What you need to do> Copy the listing verbatim, excluding any images found in it.

Data provided>
____________________
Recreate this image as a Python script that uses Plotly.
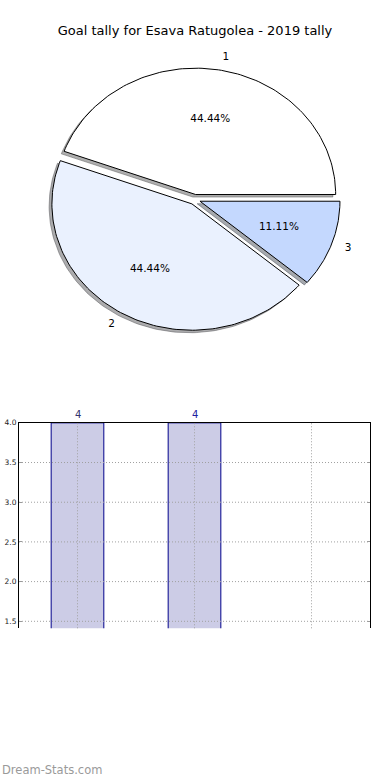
import numpy as np
import plotly.graph_objects as go

# ---- data ----
categories = ["1", "2", "3"]
goals = [4, 4, 1]
slice_colors = ["#FFFFFF", "#EAF1FE", "#C4D8FE"]
bar_label_colors = ["#32326E", "#1E1EA0", "#1E1EA0"]
y_ticks = [1.5, 2.0, 2.5, 3.0, 3.5, 4.0]
title_text = "Goal tally for Esava Ratugolea - 2019 tally"

# ---- styles / geometry ----
W, H = 390, 780
explode = 0.04
shadow_off = -0.02
pie_cx, pie_cy, pie_rx, pie_ry = 194.7, 196.5, 140.0, 127.0  # pixel center / radii
bar_y_min, bar_y_max = 1.412, 4.0

fig = go.Figure()

# ---- pie drawn as elliptical wedges (matplotlib style, radius 1 in data units) ----
total = float(sum(goals))
start = 0.0
pct_x, pct_y, pct_t = [], [], []
lab_l = ([], [], [])
lab_r = ([], [], [])
for cat, val, col in zip(categories, goals, slice_colors):
    frac = val / total
    t1, t2 = start, start + 360.0 * frac
    mid = np.deg2rad((t1 + t2) / 2)
    ox, oy = explode * np.cos(mid), explode * np.sin(mid)
    th = np.deg2rad(np.linspace(t1, t2, 120))
    xs = np.concatenate([[ox], ox + np.cos(th), [ox]])
    ys = np.concatenate([[oy], oy + np.sin(th), [oy]])
    r, g, b = [int(col[i:i + 2], 16) for i in (1, 3, 5)]
    sh = f"rgba({int(r*0.3)},{int(g*0.3)},{int(b*0.3)},0.45)"
    fig.add_trace(go.Scatter(x=xs + shadow_off, y=ys + shadow_off, mode="lines", fill="toself",
                             fillcolor=sh, line=dict(color=sh, width=1),
                             xaxis="x2", yaxis="y2", hoverinfo="skip", showlegend=False))
    fig.add_trace(go.Scatter(x=xs, y=ys, mode="lines", fill="toself", fillcolor=col,
                             line=dict(color="black", width=1),
                             xaxis="x2", yaxis="y2", hoverinfo="skip", showlegend=False))
    pct_x.append(ox + 0.6 * np.cos(mid))
    pct_y.append(oy + 0.6 * np.sin(mid))
    pct_t.append(f"{100*frac:.2f}%")
    lx, ly = ox + 1.1 * np.cos(mid), oy + 1.1 * np.sin(mid)
    tgt = lab_r if lx > 0 else lab_l
    tgt[0].append(lx); tgt[1].append(ly); tgt[2].append(cat)
    start = t2

fig.add_trace(go.Scatter(x=pct_x, y=pct_y, text=pct_t, mode="text", textposition="middle center",
                         textfont=dict(family="DejaVu Sans", size=10.5, color="black"),
                         xaxis="x2", yaxis="y2", hoverinfo="skip", showlegend=False))
fig.add_trace(go.Scatter(x=lab_r[0], y=lab_r[1], text=lab_r[2], mode="text", textposition="middle right",
                         textfont=dict(family="DejaVu Sans", size=10.5, color="black"),
                         xaxis="x2", yaxis="y2", hoverinfo="skip", showlegend=False))
fig.add_trace(go.Scatter(x=lab_l[0], y=lab_l[1], text=lab_l[2], mode="text", textposition="middle left",
                         textfont=dict(family="DejaVu Sans", size=10.5, color="black"),
                         xaxis="x2", yaxis="y2", hoverinfo="skip", showlegend=False))

# ---- bar chart ----
fig.add_trace(go.Bar(x=categories, y=goals, width=0.45,
                     marker=dict(color="rgba(0,0,128,0.2)", line=dict(color="#00008B", width=1)),
                     hoverinfo="skip", showlegend=False))
bar_annotations = [
    dict(x=i, y=v, xref="x", yref="y", text=str(v), showarrow=False, yanchor="bottom", yshift=1,
         font=dict(family="DejaVu Sans", size=10, color=tc))
    for i, (v, tc) in enumerate(zip(goals, bar_label_colors)) if bar_y_min <= v
]

# dotted grid drawn above the bars (matplotlib draws grid over patches here)
grid_line = dict(color="#a0a0a0", width=1, dash="1px,2px")
grid_shapes = (
    [dict(type="line", xref="x domain", yref="y", x0=0, x1=1, y0=t, y1=t, layer="above",
          line=grid_line) for t in y_ticks if t < bar_y_max]
    + [dict(type="line", xref="x", yref="y domain", x0=i, x1=i, y0=0, y1=1, layer="above",
            line=grid_line) for i in range(len(categories))]
)

fig.update_layout(
    width=W, height=H, margin=dict(l=0, r=0, t=0, b=0),
    paper_bgcolor="white", plot_bgcolor="white",
    font=dict(family="DejaVu Sans", color="black"),
    title=dict(text=title_text, x=0.5, xanchor="center", y=1 - 30 / H, yanchor="middle",
               font=dict(family="DejaVu Sans", size=13, color="black")),
    xaxis2=dict(domain=[0, 1], range=[-pie_cx / pie_rx, (W - pie_cx) / pie_rx], visible=False,
                anchor="y2", fixedrange=True),
    yaxis2=dict(domain=[0.5, 1], range=[(pie_cy - 390) / pie_ry, pie_cy / pie_ry], visible=False,
                anchor="x2", fixedrange=True),
    xaxis=dict(domain=[19 / W, 370 / W], type="category", categoryorder="array",
               categoryarray=categories, range=[-0.5, len(categories) - 0.5],
               showticklabels=False, side="top", showline=True, linecolor="black", linewidth=1,
               showgrid=False, zeroline=False, ticks="", anchor="y"),
    yaxis=dict(domain=[1 - 627.5 / H, 1 - 421 / H], range=[bar_y_min, bar_y_max],
               tickvals=y_ticks, ticktext=[f"{v:.1f}" for v in y_ticks],
               tickfont=dict(family="DejaVu Sans", size=7.5, color="#222222"),
               showline=True, linecolor="black", linewidth=1, mirror="ticks",
               showgrid=False, zeroline=False,
               ticks="inside", ticklen=3, tickcolor="#999999", anchor="x"),
    shapes=grid_shapes,
    annotations=bar_annotations + [
        dict(text="Dream-Stats.com", x=0, y=1 - 770 / H, xref="paper", yref="paper",
             xanchor="left", yanchor="middle", showarrow=False,
             font=dict(family="DejaVu Sans", size=11.5, color="#9a9a9a"))],
)

fig.write_html("out.html", config={"displayModeBar": False},
               post_script="document.body.style.margin='0';document.body.style.overflow='hidden';")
____________________
Worked solution>
Recreate this image as a Python script that uses Plotly.
import numpy as np
import plotly.graph_objects as go

# ---- data ----
categories = ["1", "2", "3"]
goals = [4, 4, 1]
slice_colors = ["#FFFFFF", "#EAF1FE", "#C4D8FE"]
bar_label_colors = ["#32326E", "#1E1EA0", "#1E1EA0"]
y_ticks = [1.5, 2.0, 2.5, 3.0, 3.5, 4.0]
title_text = "Goal tally for Esava Ratugolea - 2019 tally"

# ---- styles / geometry ----
W, H = 390, 780
explode = 0.04
shadow_off = -0.02
pie_cx, pie_cy, pie_rx, pie_ry = 194.7, 196.5, 140.0, 127.0  # pixel center / radii
bar_y_min, bar_y_max = 1.412, 4.0

fig = go.Figure()

# ---- pie drawn as elliptical wedges (matplotlib style, radius 1 in data units) ----
total = float(sum(goals))
start = 0.0
pct_x, pct_y, pct_t = [], [], []
lab_l = ([], [], [])
lab_r = ([], [], [])
for cat, val, col in zip(categories, goals, slice_colors):
    frac = val / total
    t1, t2 = start, start + 360.0 * frac
    mid = np.deg2rad((t1 + t2) / 2)
    ox, oy = explode * np.cos(mid), explode * np.sin(mid)
    th = np.deg2rad(np.linspace(t1, t2, 120))
    xs = np.concatenate([[ox], ox + np.cos(th), [ox]])
    ys = np.concatenate([[oy], oy + np.sin(th), [oy]])
    r, g, b = [int(col[i:i + 2], 16) for i in (1, 3, 5)]
    sh = f"rgba({int(r*0.3)},{int(g*0.3)},{int(b*0.3)},0.45)"
    fig.add_trace(go.Scatter(x=xs + shadow_off, y=ys + shadow_off, mode="lines", fill="toself",
                             fillcolor=sh, line=dict(color=sh, width=1),
                             xaxis="x2", yaxis="y2", hoverinfo="skip", showlegend=False))
    fig.add_trace(go.Scatter(x=xs, y=ys, mode="lines", fill="toself", fillcolor=col,
                             line=dict(color="black", width=1),
                             xaxis="x2", yaxis="y2", hoverinfo="skip", showlegend=False))
    pct_x.append(ox + 0.6 * np.cos(mid))
    pct_y.append(oy + 0.6 * np.sin(mid))
    pct_t.append(f"{100*frac:.2f}%")
    lx, ly = ox + 1.1 * np.cos(mid), oy + 1.1 * np.sin(mid)
    tgt = lab_r if lx > 0 else lab_l
    tgt[0].append(lx); tgt[1].append(ly); tgt[2].append(cat)
    start = t2

fig.add_trace(go.Scatter(x=pct_x, y=pct_y, text=pct_t, mode="text", textposition="middle center",
                         textfont=dict(family="DejaVu Sans", size=10.5, color="black"),
                         xaxis="x2", yaxis="y2", hoverinfo="skip", showlegend=False))
fig.add_trace(go.Scatter(x=lab_r[0], y=lab_r[1], text=lab_r[2], mode="text", textposition="middle right",
                         textfont=dict(family="DejaVu Sans", size=10.5, color="black"),
                         xaxis="x2", yaxis="y2", hoverinfo="skip", showlegend=False))
fig.add_trace(go.Scatter(x=lab_l[0], y=lab_l[1], text=lab_l[2], mode="text", textposition="middle left",
                         textfont=dict(family="DejaVu Sans", size=10.5, color="black"),
                         xaxis="x2", yaxis="y2", hoverinfo="skip", showlegend=False))

# ---- bar chart ----
fig.add_trace(go.Bar(x=categories, y=goals, width=0.45,
                     marker=dict(color="rgba(0,0,128,0.2)", line=dict(color="#00008B", width=1)),
                     hoverinfo="skip", showlegend=False))
bar_annotations = [
    dict(x=i, y=v, xref="x", yref="y", text=str(v), showarrow=False, yanchor="bottom", yshift=1,
         font=dict(family="DejaVu Sans", size=10, color=tc))
    for i, (v, tc) in enumerate(zip(goals, bar_label_colors)) if bar_y_min <= v
]

# dotted grid drawn above the bars (matplotlib draws grid over patches here)
grid_line = dict(color="#a0a0a0", width=1, dash="1px,2px")
grid_shapes = (
    [dict(type="line", xref="x domain", yref="y", x0=0, x1=1, y0=t, y1=t, layer="above",
          line=grid_line) for t in y_ticks if t < bar_y_max]
    + [dict(type="line", xref="x", yref="y domain", x0=i, x1=i, y0=0, y1=1, layer="above",
            line=grid_line) for i in range(len(categories))]
)

fig.update_layout(
    width=W, height=H, margin=dict(l=0, r=0, t=0, b=0),
    paper_bgcolor="white", plot_bgcolor="white",
    font=dict(family="DejaVu Sans", color="black"),
    title=dict(text=title_text, x=0.5, xanchor="center", y=1 - 30 / H, yanchor="middle",
               font=dict(family="DejaVu Sans", size=13, color="black")),
    xaxis2=dict(domain=[0, 1], range=[-pie_cx / pie_rx, (W - pie_cx) / pie_rx], visible=False,
                anchor="y2", fixedrange=True),
    yaxis2=dict(domain=[0.5, 1], range=[(pie_cy - 390) / pie_ry, pie_cy / pie_ry], visible=False,
                anchor="x2", fixedrange=True),
    xaxis=dict(domain=[19 / W, 370 / W], type="category", categoryorder="array",
               categoryarray=categories, range=[-0.5, len(categories) - 0.5],
               showticklabels=False, side="top", showline=True, linecolor="black", linewidth=1,
               showgrid=False, zeroline=False, ticks="", anchor="y"),
    yaxis=dict(domain=[1 - 627.5 / H, 1 - 421 / H], range=[bar_y_min, bar_y_max],
               tickvals=y_ticks, ticktext=[f"{v:.1f}" for v in y_ticks],
               tickfont=dict(family="DejaVu Sans", size=7.5, color="#222222"),
               showline=True, linecolor="black", linewidth=1, mirror="ticks",
               showgrid=False, zeroline=False,
               ticks="inside", ticklen=3, tickcolor="#999999", anchor="x"),
    shapes=grid_shapes,
    annotations=bar_annotations + [
        dict(text="Dream-Stats.com", x=0, y=1 - 770 / H, xref="paper", yref="paper",
             xanchor="left", yanchor="middle", showarrow=False,
             font=dict(family="DejaVu Sans", size=11.5, color="#9a9a9a"))],
)

fig.write_html("out.html", config={"displayModeBar": False},
               post_script="document.body.style.margin='0';document.body.style.overflow='hidden';")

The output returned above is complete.